Depending on the relationship you have developed with your child, you may get away with asking more intimate details.  However, sex is and should be a private matter.  Would you want your child or anyone else asking you intimate details of your love life?  Take that into consideration when approaching your child with certain questions.  Although they are children, there are certain details that should remain private.  As a parent, you should also teach your child about the importance of keeping their sex life private.

If you suspect your child is sexually active, take them to the pediatrician and let the doctor exam them and speak to them about sex, sexually transmitted diseases, pregnancy and birth control.  You can and should follow up with your own conversation thereafter.  But there are times when some children prefer to discuss these matters with a neutral party.  Do not be insulted or get your feelings hurt if your child does not come to you.  The main objective is to put your child in touch with someone you trust will give them the best advice and tools needed so they can make good decisions for their future.

At what age should a parent discuss birth control with their child?

Birth control is a topic that should be discussed when you are having the initial in depth sex talk.  Birth control should be discussed with both males and females.  It is a bad misconception that people have when they feel that birth control is the female’s responsibility.  Well keep in mind, when the baby comes, neither parent is exempt from responsibility.  However, if your daughter gets her period and you haven’t had the sex conversation with her yet, then that would be the time to have it.  If you have had the sex talk before her period, then once her cycle begins you should reinforce the conversation again with a follow up visit to her pediatrician.

It is important when you are having these conversations that you stay focused on the main objective.  The main objective is to give your child all the information he/she needs to know to make informed decisions.  You want to talk about the opposite sex from a neutral standpoint.  Do not give your opinion.  Stick to the facts.  Your child will have to formulate his/her own opinion through their experiences not yours.  Discuss the pros and cons of having sex as a teenager.  Telling your child not to have sex is almost a sure invitation to the bedroom.  So once again, stick to the facts.  Provide information on the various forms of contraceptives for both males and females.  You want to talk and show pictures (if available) about the different sexually transmitted diseases that can occur if the right conception is not used.  Lastly, you want to give your child an opportunity to ask questions or make comments.

Parents……You must do your research.  Be prepared when having this conversation the same that you prepare for your business meeting at work. This is an important topic and although you are not giving your opinion, if the information is conveyed correctly, they will follow the path you want them to.

How can a parent prevent their child from having premarital sex?

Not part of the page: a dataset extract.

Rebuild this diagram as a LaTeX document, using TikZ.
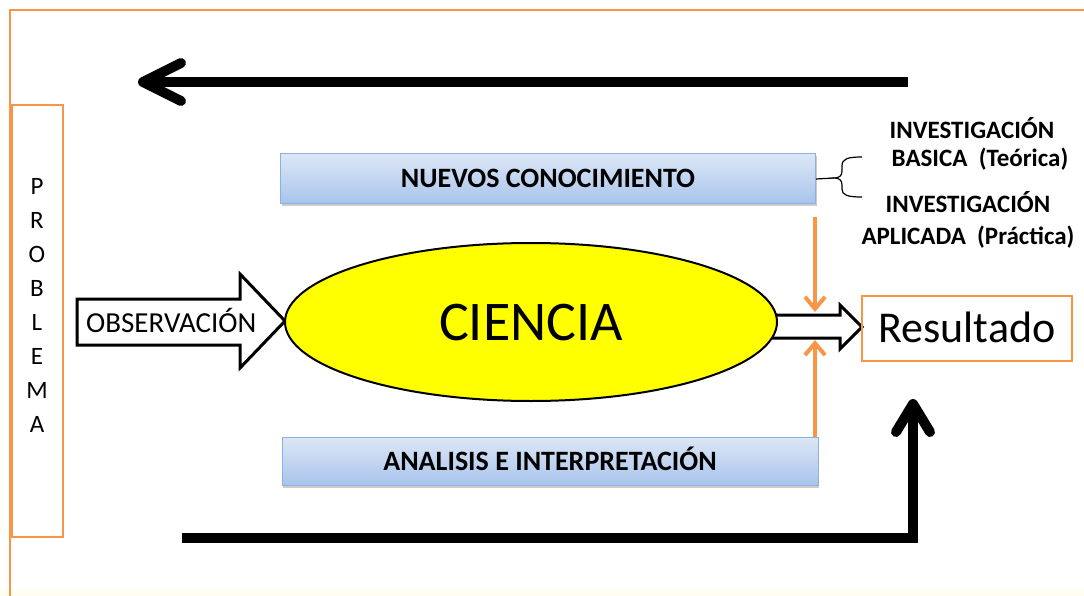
\documentclass[tikz,border=0pt]{standalone}
\usepackage{fontspec}
\setmainfont{Carlito}
\usetikzlibrary{shapes.geometric,arrows.meta,shadows}
\definecolor{orng}{HTML}{F79646}
\definecolor{blueT}{HTML}{DCE7F6}
\definecolor{blueB}{HTML}{A8C4EC}
\definecolor{blueD}{HTML}{8DB0DC}
\definecolor{yel}{RGB}{255,255,0}
\begin{document}
\begin{tikzpicture}[x=1pt,y=-1pt,
  frame/.style={draw=orng,line width=2.5pt},
  probbox/.style={draw=orng,line width=2.5pt,minimum width=51pt,minimum height=432pt,inner sep=0pt},
  bluebox/.style={draw=blueD,line width=1pt,top color=blueT,bottom color=blueB,inner sep=0pt,
     font=\bfseries\fontsize{28}{30}\selectfont,text height=18pt,text depth=0pt,
     drop shadow={opacity=0.4,shadow xshift=1pt,shadow yshift=-2.5pt}},
  bigline/.style={line width=10pt,black},
  barb/.style={line width=10pt,black,line cap=round,line join=round},
  blockarrow/.style={draw=black,line width=3pt,fill=white,line join=miter},
  orarrow/.style={draw=orng,line width=4pt,-{Straight Barb[length=12pt,width=20pt]}},
  side/.style={font=\bfseries\fontsize{25}{27}\selectfont,inner sep=0pt,anchor=base}]
\useasboundingbox (0,0) rectangle (1084,596);
\fill[white] (0,0) rectangle (1084,596);
\fill[yellow!6] (0,590) rectangle (1084,596);
% outer frame
\draw[frame] (10,596) -- (10,10) -- (1084,10);

% PROBLEMA
\node[probbox] (prob) at (37.5,321) {};
\node[font=\fontsize{25}{34}\selectfont,align=center,inner sep=0pt] (probtxt) at (37,305) {P\\R\\O\\B\\L\\E\\M\\A};

% top feedback arrow
\coordinate (topR) at (908,82);
\coordinate (topL) at (143,82);
\draw[bigline] (topR) -- (topL);
\draw[barb] (181,63) -- (topL) -- (181,101);

% bottom arrow
\coordinate (botL) at (182,538);
\coordinate (botC) at (913,538);
\coordinate (botT) at (913,404);
\draw[bigline,line join=miter] (botL) -- (botC) -- (botT);
\draw[barb] (896,432) -- (botT) -- (930,432);

% blue boxes
\node[bluebox,minimum width=535pt,minimum height=50pt] (nuevos) at (548,179) {NUEVOS CONOCIMIENTO};
\node[bluebox,minimum width=536pt,minimum height=48pt] (analisis) at (550,461) {ANALISIS E INTERPRETACIÓN};

% brace
\coordinate (braceTip) at (834,178);
\draw[line width=1.2pt] (nuevos.east) -- (braceTip);
\draw[line width=1.2pt] (862,157) .. controls (847,157) and (842,159) .. (842,166) -- (842,171)
  .. controls (842,176) and (839,178) .. (braceTip)
  .. controls (839,178) and (842,180) .. (842,185) -- (842,189)
  .. controls (842,195) and (847,197) .. (862,197);

% side texts
\node[side] (inv1) at (972,139) {INVESTIGACIÓN};
\node[side] (bas) at (980,167) {BASICA\ \ (Teórica)};
\node[side] (inv2) at (968,213) {INVESTIGACIÓN};
\node[side] (apl) at (968,244) {APLICADA\ \ (Práctica)};

% right block arrow (behind ellipse)
\draw[blockarrow] (760,315) -- (840,315) -- (840,305) -- (862,327) -- (840,349) -- (840,338) -- (760,338) -- cycle;

% observacion block arrow
\coordinate (obsTip) at (285,321);
\draw[blockarrow] (77,299) -- (240,299) -- (240,274) -- (obsTip) -- (240,368) -- (240,345) -- (77,345) -- cycle;
\node[font=\fontsize{29}{31}\selectfont,inner sep=0pt,anchor=base west] (obs) at (86,332) {OBSERVACIÓN};

% ellipse
\node[ellipse,draw=black,line width=2pt,fill=yel,minimum width=492pt,minimum height=158pt,inner sep=0pt,
  font=\fontsize{56}{60}\selectfont,text height=36pt,text depth=0pt] (ciencia) at (531,322) {CIENCIA};

% orange arrows
\coordinate (oTop) at (815,217);
\coordinate (oDown) at (815,312);
\coordinate (oUp) at (815,340);
\draw[orarrow] (oTop) -- (oDown);
\draw[orarrow] (analisis.north east -| oTop) -- (oUp);

% resultado
\node[draw=orng,line width=2pt,minimum width=210pt,minimum height=65pt,inner sep=0pt,
  font=\fontsize{44}{48}\selectfont,text height=29pt,text depth=0pt] (res) at (967,328) {Resultado};
\end{tikzpicture}
\end{document}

There is no sure way to prevent your child from having premarital sex outside of monitoring their every move.  Even that will only work until that turn 18. You can talk to your child about abstinence and why you feel that is the route they should take. However, to be safe, you should also talk to them about sex. Do not think if you don’t speak to them about sex that they won’t know.  The difference will be that they will know all the things they hear from other people and other sources.  Is this the knowledge and/or images you really want your child to have about sex?  Talk to you children about all the options that are available to them.  Trust in your communication with your child.  Trust in the knowledge that you have bestowed upon them.  Trust them to make informed decisions and let them know that you are there for them whether they choose abstinence or sex.